Consideremos que la radiación solar que llega a la Tierra lo hace principalmente en forma de luz visible. El punto máximo de radiación solar
está
en las ondas cortas de la luz visible que cruza fácilmente la atmósfera. Otras formas de radiación, como los rayos X y los ultravioleta, que el Sol produce en menor cantidad, quedan bloqueados por la atmósfera.

En ausencia del Sol, de noche, por ejemplo, la superficie de la Tierra irradia calor hacia el espacio exterior. Lo hace principalmente en forma de ondas largas infrarrojas. Éstas pasan también a través de la atmósfera. En condiciones normales, estos dos efectos se equilibran, y la superficie de la Tierra, envuelta en la noche, pierde tanto calor como lo gana bañada en luz diurna, y su temperatura media se mantiene siempre igual.

El nitrógeno y el oxígeno, componentes virtuales de la atmósfera, son fácilmente transparentes, tanto para la luz visible como para la radiación infrarroja. Sin embargo, el dióxido de carbono y el vapor de agua aunque transparentes para la luz visible, no lo son para el infrarrojo. El físico irlandés John Tyndall (1820-1893) fue el primero que lo descubrió. El dióxido de carbono sólo forma parte en un 0,03 % de la atmósfera terrestre y el contenido en vapor de agua es variable, pero bajo. Por tanto, no bloquean por completo la radiación infrarroja.

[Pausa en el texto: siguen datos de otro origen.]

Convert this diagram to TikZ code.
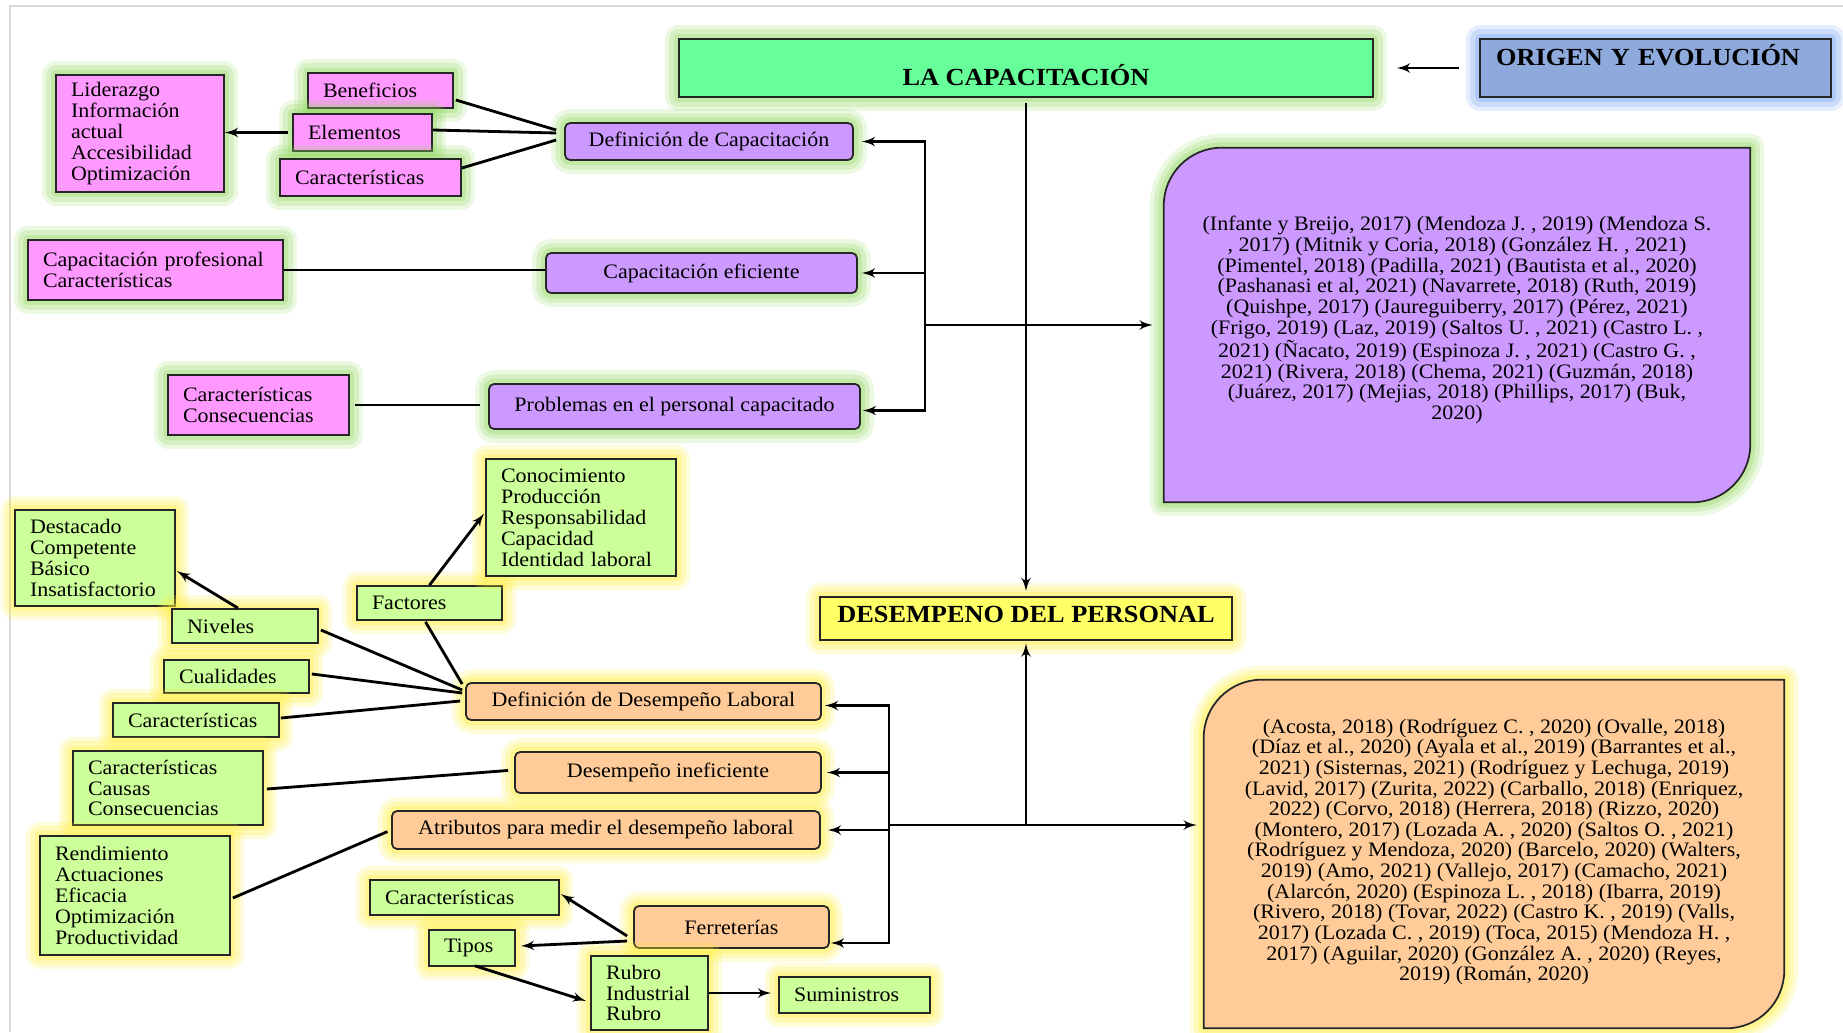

Pero sí lo hacen de alguna manera. Si la atmósfera de la Tierra careciera por entero de dióxido de carbono y de vapor de agua, de noche escaparía más radiación infrarroja de la que actualmente ocurre. Las noches serían más frías de lo que ahora son, y los días, partiendo de una temperatura más fría, serían más frescos. La temperatura media de la Tierra descendería con respecto a la actual.

El dióxido de carbono y el vapor de agua en nuestra atmósfera, aunque presentes en cantidades pequeñas, bloquean suficiente radiación infrarroja para actuar como notables conservadores del calor. Con su presencia producen en la Tierra una temperatura media claramente más elevada de lo que sería normal. Esto es conocido como el «efecto de invernadero», porque el cristal de un invernadero actúa de modo semejante, dejando filtrar la luz visible del Sol y conservando la irradiación infrarroja del interior.

Supongamos que, por alguna razón, el contenido de dióxido de carbono de la atmósfera aumenta ligeramente. Consideremos que se duplica hasta el 0,06 %. Esto no afectaría la respirabilidad de la atmósfera y no nos daríamos cuenta del cambio en sí mismo, tan sólo en sus efectos. Una atmósfera con ese ligero aumento de dióxido de carbono sería todavía más opaca para la radiación infrarroja. Al no permitirse la salida de la radiación infrarroja, la temperatura de la Tierra se elevaría ligeramente. Esa temperatura ligeramente más elevada incrementaría el vapor de los océanos, elevaría el nivel de vapor de agua en el aire, y, esto también, contribuiría a incrementar el efecto de invernadero.